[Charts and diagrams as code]
━━━━━━

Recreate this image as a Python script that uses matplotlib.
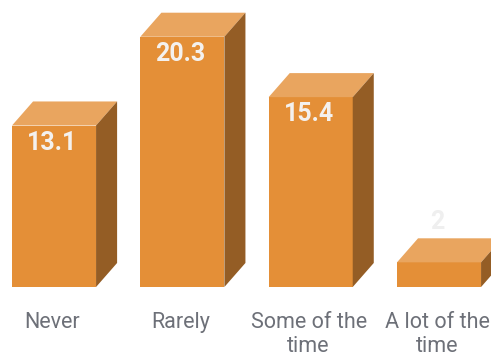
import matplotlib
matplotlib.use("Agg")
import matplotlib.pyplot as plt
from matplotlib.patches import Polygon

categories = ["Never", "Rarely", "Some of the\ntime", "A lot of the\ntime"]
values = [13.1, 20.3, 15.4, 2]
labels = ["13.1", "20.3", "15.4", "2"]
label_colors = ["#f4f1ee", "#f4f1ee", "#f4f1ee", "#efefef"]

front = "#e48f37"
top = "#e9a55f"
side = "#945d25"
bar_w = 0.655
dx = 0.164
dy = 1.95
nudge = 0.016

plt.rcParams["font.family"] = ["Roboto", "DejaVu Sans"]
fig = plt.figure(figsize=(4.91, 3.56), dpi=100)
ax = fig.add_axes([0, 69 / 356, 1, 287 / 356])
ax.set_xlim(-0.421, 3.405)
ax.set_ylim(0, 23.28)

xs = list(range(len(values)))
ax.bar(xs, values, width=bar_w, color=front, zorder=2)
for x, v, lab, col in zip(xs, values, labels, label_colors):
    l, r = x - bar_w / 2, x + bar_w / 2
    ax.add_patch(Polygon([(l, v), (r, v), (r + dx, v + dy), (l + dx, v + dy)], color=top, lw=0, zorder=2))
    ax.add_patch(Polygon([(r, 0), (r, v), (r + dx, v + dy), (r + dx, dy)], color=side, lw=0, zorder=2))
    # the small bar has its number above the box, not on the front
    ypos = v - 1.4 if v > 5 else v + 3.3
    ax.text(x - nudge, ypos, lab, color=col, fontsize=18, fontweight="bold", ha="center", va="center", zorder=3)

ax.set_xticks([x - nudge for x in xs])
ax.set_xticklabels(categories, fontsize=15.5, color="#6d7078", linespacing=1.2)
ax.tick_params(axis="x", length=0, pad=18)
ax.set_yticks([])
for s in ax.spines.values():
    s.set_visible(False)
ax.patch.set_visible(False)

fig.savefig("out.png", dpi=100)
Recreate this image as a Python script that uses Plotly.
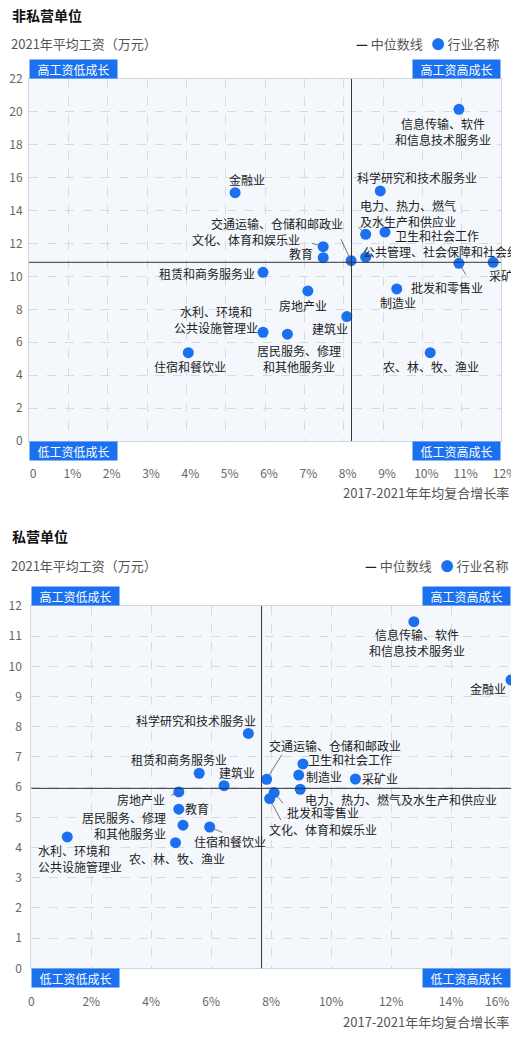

━━━━━━

**WHAT IS NEEDED**: Output every entry word for word, but omit the pictures.

**FINAL RESULT**:
Recreate this image as a Python script that uses matplotlib.
import matplotlib
matplotlib.use("Agg")
import matplotlib.pyplot as plt
from matplotlib.patches import Polygon

categories = ["Never", "Rarely", "Some of the\ntime", "A lot of the\ntime"]
values = [13.1, 20.3, 15.4, 2]
labels = ["13.1", "20.3", "15.4", "2"]
label_colors = ["#f4f1ee", "#f4f1ee", "#f4f1ee", "#efefef"]

front = "#e48f37"
top = "#e9a55f"
side = "#945d25"
bar_w = 0.655
dx = 0.164
dy = 1.95
nudge = 0.016

plt.rcParams["font.family"] = ["Roboto", "DejaVu Sans"]
fig = plt.figure(figsize=(4.91, 3.56), dpi=100)
ax = fig.add_axes([0, 69 / 356, 1, 287 / 356])
ax.set_xlim(-0.421, 3.405)
ax.set_ylim(0, 23.28)

xs = list(range(len(values)))
ax.bar(xs, values, width=bar_w, color=front, zorder=2)
for x, v, lab, col in zip(xs, values, labels, label_colors):
    l, r = x - bar_w / 2, x + bar_w / 2
    ax.add_patch(Polygon([(l, v), (r, v), (r + dx, v + dy), (l + dx, v + dy)], color=top, lw=0, zorder=2))
    ax.add_patch(Polygon([(r, 0), (r, v), (r + dx, v + dy), (r + dx, dy)], color=side, lw=0, zorder=2))
    # the small bar has its number above the box, not on the front
    ypos = v - 1.4 if v > 5 else v + 3.3
    ax.text(x - nudge, ypos, lab, color=col, fontsize=18, fontweight="bold", ha="center", va="center", zorder=3)

ax.set_xticks([x - nudge for x in xs])
ax.set_xticklabels(categories, fontsize=15.5, color="#6d7078", linespacing=1.2)
ax.tick_params(axis="x", length=0, pad=18)
ax.set_yticks([])
for s in ax.spines.values():
    s.set_visible(False)
ax.patch.set_visible(False)

fig.savefig("out.png", dpi=100)
Recreate this image as a Python script that uses Plotly.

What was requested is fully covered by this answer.